Steven Schubert

No. 87, 85
- Position:: Wide receiver

Personal information
- Born:: March 15, 1951 (age 74) Brooklyn, New York, U.S.
- Height:: 5 ft 10 in (1.78 m)
- Weight:: 185 lb (84 kg)

Career information
- High school:: Manchester Central (NH)
- College:: UMass
- NFL draft:: 1973: undrafted

Career history
- San Diego Chargers (1973)*; New England Patriots (1974); Chicago Bears (1975–1979);
- * Offseason and/or practice squad member only

Career NFL statistics
- Receptions:: 24
- Receiving yards:: 362
- Total TDs:: 4
- Stats at Pro Football Reference

= Steve Schubert =

American football player (born 1951)

Steven William Schubert (born March 15, 1951) is an American former professional football player who was a wide receiver six seasons in the National Football League (NFL) from 1974 to 1979. He played college football for the UMass Minutemen. He played in the NFL for the New England Patriots and Chicago Bears.

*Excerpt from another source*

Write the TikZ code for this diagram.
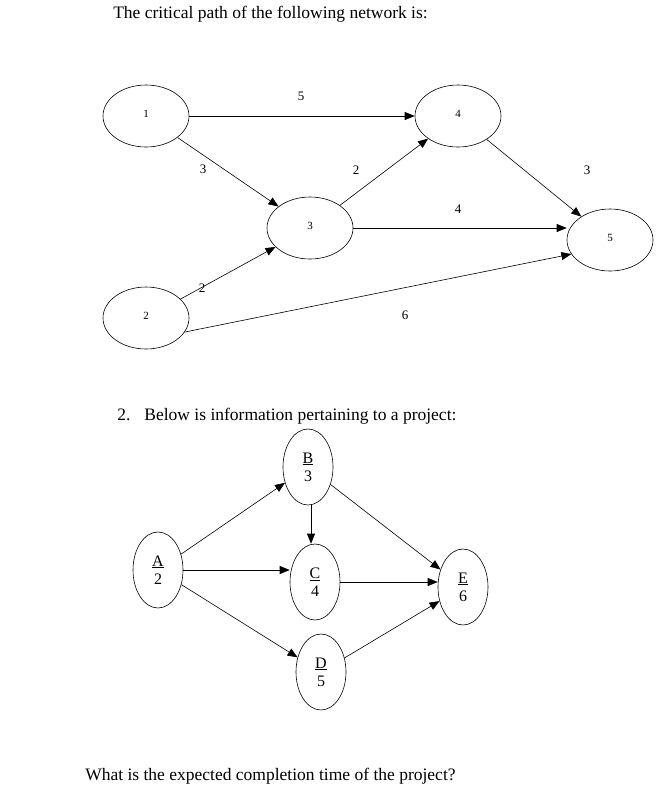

Schubert caught the only touchdown that the Bears scored in their 37–7 loss to the Dallas Cowboys in the 1977 NFC Divisional playoff game. It was the Bears' first postseason game in 14 years, since they won the 1963 NFL Championship Game in 1963 against the New York Giants.

==Early life and career==
Schubert was born in Brooklyn, New York, to Charles Schubert Jr. and Alice Pappas.